Start of Material
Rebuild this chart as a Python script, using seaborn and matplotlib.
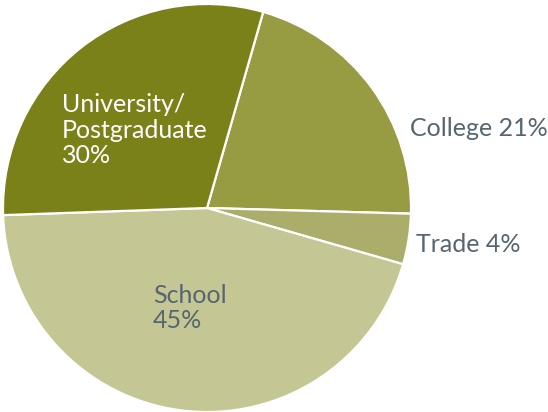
import matplotlib
matplotlib.use("Agg")
import matplotlib.pyplot as plt
import seaborn as sns

# Highest level of education attained
categories = ["College", "Trade", "School", "University/\nPostgraduate"]
shares = [21, 4, 45, 30]
colors = ["#979b42", "#abae6b", "#c4c693", "#7b8119"]

sns.set_theme(style="white")
plt.rcParams["font.family"] = ["Lato", "DejaVu Sans"]

W, H = 548, 412
fig = plt.figure(figsize=(W / 100, H / 100), dpi=100)
cx, cy, r = 207, 208, 204
ax = fig.add_axes([(cx - r) / W, (H - cy - r) / H, 2 * r / W, 2 * r / H])
ax.set_aspect("equal")
ax.axis("off")

ax.pie(shares, colors=colors, startangle=74, counterclock=False,
       radius=1, center=(0, 0), frame=False,
       wedgeprops=dict(edgecolor="white", linewidth=1.6))
ax.set_xlim(-1, 1)
ax.set_ylim(-1, 1)


def px(x, y):
    return (x - cx) / r, (cy - y) / r


text_color = "#566670"
fs = 18

ax.text(*px(410, 136), f"{categories[0]} {shares[0]}%", color=text_color,
        fontsize=fs, ha="left", va="baseline")
ax.text(*px(416, 252), f"{categories[1]} {shares[1]}%", color=text_color,
        fontsize=fs, ha="left", va="baseline")
ax.text(*px(62, 163), f"{categories[3]}\n{shares[3]}%", color="white",
        fontsize=fs, ha="left", va="baseline", linespacing=1.12)
ax.text(*px(153, 328), f"{categories[2]}\n{shares[2]}%", color=text_color,
        fontsize=fs, ha="left", va="baseline", linespacing=1.12)

fig.savefig("out.png", dpi=100, facecolor="white")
End of Material
**Goal of the exercise**. Images should not appear in the copy; retype the listing above exactly.

**Worked solution**.
Rebuild this chart as a Python script, using seaborn and matplotlib.
import matplotlib
matplotlib.use("Agg")
import matplotlib.pyplot as plt
import seaborn as sns

# Highest level of education attained
categories = ["College", "Trade", "School", "University/\nPostgraduate"]
shares = [21, 4, 45, 30]
colors = ["#979b42", "#abae6b", "#c4c693", "#7b8119"]

sns.set_theme(style="white")
plt.rcParams["font.family"] = ["Lato", "DejaVu Sans"]

W, H = 548, 412
fig = plt.figure(figsize=(W / 100, H / 100), dpi=100)
cx, cy, r = 207, 208, 204
ax = fig.add_axes([(cx - r) / W, (H - cy - r) / H, 2 * r / W, 2 * r / H])
ax.set_aspect("equal")
ax.axis("off")

ax.pie(shares, colors=colors, startangle=74, counterclock=False,
       radius=1, center=(0, 0), frame=False,
       wedgeprops=dict(edgecolor="white", linewidth=1.6))
ax.set_xlim(-1, 1)
ax.set_ylim(-1, 1)


def px(x, y):
    return (x - cx) / r, (cy - y) / r


text_color = "#566670"
fs = 18

ax.text(*px(410, 136), f"{categories[0]} {shares[0]}%", color=text_color,
        fontsize=fs, ha="left", va="baseline")
ax.text(*px(416, 252), f"{categories[1]} {shares[1]}%", color=text_color,
        fontsize=fs, ha="left", va="baseline")
ax.text(*px(62, 163), f"{categories[3]}\n{shares[3]}%", color="white",
        fontsize=fs, ha="left", va="baseline", linespacing=1.12)
ax.text(*px(153, 328), f"{categories[2]}\n{shares[2]}%", color=text_color,
        fontsize=fs, ha="left", va="baseline", linespacing=1.12)

fig.savefig("out.png", dpi=100, facecolor="white")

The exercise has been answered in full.